Midterm Blues, part 2


All the feedback from Ed’s post has inspired me to rethink the way I formulate my tests (note to current History 104 students who might be reading this: not for the upcoming test!). I do a few things differently, and a few things the same. My normal dictum, “when in doubt, do what Ed does,” might be challenged here. Ah, the moral turmoil!

At any rate, my class is broken into thirds, with an exam at the end of each third. Thus there is no midterm exactly, as students are tested in smaller chunks. I’ve tried four tests and two tests, and three seems about right. With two, there is just too much material to test on, and with four there seems to be a test every other week. Three is my sweet spot.

I do give a study guide in the form of 40 or so important terms. In my defense, it’s a class of 120 and, more importantly, I would never ask a student merely to recite the definition of a term. Instead, I ask them to (1) know the term, (2) know why it’s important in the context of the class, and (3) be able to relate it to other terms on the list. Essays about relations appear on the exam. In defense of study guides, they does allow students to focus on certain pillars in the lecture, but in my class at least students have already been warned that they will need to know why the terms are important, just not what the terms mean (for instance, DuBois is important in the context of Part One because of his book on Reconstruction and how it was ignored until the 1960s, and for his role in founding the NAACP and in fighting against Jim Crowism and lynching, not for any of his other later work). Offering a study guide was a concession to demand, one I’m still uncertain about making, and one I am trying to make work as best I can.

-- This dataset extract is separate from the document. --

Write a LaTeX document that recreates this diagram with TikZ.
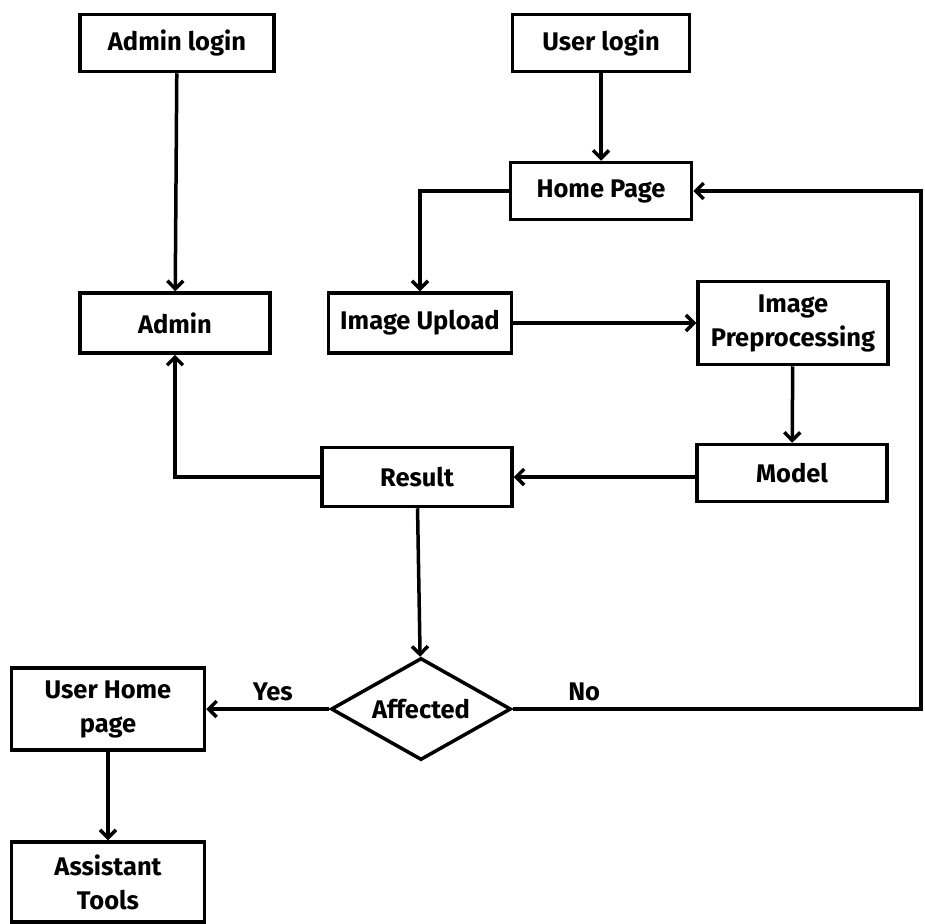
\documentclass[tikz,border=0pt]{standalone}
\usepackage{fontspec}
\setmainfont{Fira Sans}
\usetikzlibrary{shapes.geometric,arrows.meta}
\begin{document}
\begin{tikzpicture}[x=1pt,y=-1pt,
  every node/.style={font=\fontsize{25.5}{34}\selectfont\bfseries},
  box/.style={draw=black,line width=3.5pt,fill=white,align=center,inner sep=0pt},
  decision/.style={draw=black,line width=3.5pt,diamond,aspect=1.8,inner sep=0pt,minimum width=180pt,minimum height=102pt},
  flow/.style={line width=3.5pt,-{Straight Barb[length=8pt,width=16pt,line width=3.5pt]}},
  lbl/.style={font=\fontsize{25.5}{34}\selectfont\bfseries}]
\useasboundingbox (0,0) rectangle (924,924);
% upper row
\node[box,minimum width=194pt,minimum height=57pt] (adminlogin) at (177,43) {Admin login};
\node[box,minimum width=177pt,minimum height=57pt] (userlogin) at (601,43) {User login};
\node[box,minimum width=181pt,minimum height=57pt] (home) at (601,191) {Home Page};
% middle row
\node[box,minimum width=190pt,minimum height=60pt] (admin) at (175,323) {Admin};
\node[box,minimum width=183pt,minimum height=60pt] (upload) at (420,323) {Image Upload};
\node[box,minimum width=190pt,minimum height=83pt] (prep) at (793,323) {Image\\Preprocessing};
\node[box,minimum width=190pt,minimum height=57pt] (model) at (792,473) {Model};
\node[box,minimum width=190pt,minimum height=59pt] (result) at (417,477) {Result};
% decision and user branch
\node[decision] (affected) at (421,709) {Affected};
\node[box,minimum width=193pt,minimum height=82pt] (userhome) at (108,709) {User Home\\page};
\node[box,minimum width=193pt,minimum height=80pt] (tools) at (108,882) {Assistant\\Tools};
\coordinate (rightturn) at (921,709);
% connectors
\draw[flow] (adminlogin) -- (admin);
\draw[flow] (userlogin) -- (home);
\draw[flow] (home.west) -| (upload.north);
\draw[flow] (upload) -- (prep);
\draw[flow] (prep) -- (model);
\draw[flow] (result.east -| model.west) -- (result.east);
\draw[flow] (result.west) -| (admin.south);
\draw[flow] (result) -- (affected);
\draw[flow] (affected.west) -- node[lbl,above=3pt,xshift=5pt]{Yes} (userhome.east);
\draw[flow] (affected.east) -- node[lbl,above=3pt,pos=0.175]{No} (rightturn) |- (home.east);
\draw[flow] (userhome) -- (tools);
\end{tikzpicture}
\end{document}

The other thing I’ve started doing (again only after three years of demand) is to post my powerpoints. The argument that finally won me over, self-indulgent as I am, was that students couldn’t pay attention to the lecture (me!) because they were copying down terms from the slides. The first thing I did was cut down on the number of words on the slides, then I said sternly, “well, I’ll post them, but if attendance drops I will stop!” This is the second time I’ve done it. Neither time has attendance dropped. That said, a picture of a navy bomber doesn’t really get them very far.

One other thing I’ve learned is important regarding exams: giving students a choice. There are three essay questions, pick two. Students with choices don’t get stuck having to answer a question they are unprepared for. Plus, it gives us instructors a bit of capital when students come to complain–you couldn’t do either of these questions?

Oh, and one other thing: a timeline. I’m a big stickler that history is not, as Toynbee put it, “one damn thing after another.” That said, my sister, a big-wig professional college-educated executive (Go Wildcats!), once looked at one of my tests and asked, “when again was the Great Depression?” For that reason alone I do a very broad and basic timeline (eg: “when was the Great Depression?”). Thanks sis. Generations of students are in your debt.

Now if she could only fix Ed’s toilet.

3 thoughts on “Midterm Blues, part 2

  1. I’m wondering: Do you actually notice a difference in student comprehension and exam performance when you provide study guides, PPTs, etc.? I ask because my experience has always been that students mostly rise (or fall) to the level of expectations placed upon them. In grad school I TA’d for two profs – one provided extensive lecture outlines, gave out the exam essay questions *beforehand* and allowed open notes; students could conceivably simply copy their pre-written answers into a bluebook during the exam period. The other prof provided no outline, no slides, and pretty much gave the same complex lectures that he did to his upper level & MA courses. Exams were essay, no notes and no study guide. But you could chart the grade distributions from the two courses and see *no* essential difference between the two – about the same number of As – Fs in both, and these were both survey classes at the same university (in the same room even!)

    So, that’s when I determined I was working too hard in my courses. I fall somewhere between these two – I show images on PPT (with little or no text) and allow a sheet of notes in the exams. But perhaps I’m missing something that study guides, exam reviews, etc. provide…interested in others’ experiences with this as well.

    ABC

  2. ABC,

    Thanks for your comment. I have noticed very little difference when I post the slides on blackboard, expect from the best students who actually look at the slides to see what they are missing regarding context. My philosophy is that we are (1) to teach them a body of knowledge and (2) to teach them how to think historically. It’s a tough task, but it makes me an easy grader. If it’s clear they get the gist of something, but mess up the finer points of the NIRA, I still consider it a success. After all, in three months, they won’t remember what Article 7a did, but they will remember (I hope!) what the New Deal was. In my mind, a study guide and ppt slides are nothing but tools to the larger point, not infallible ones, but tools nonetheless.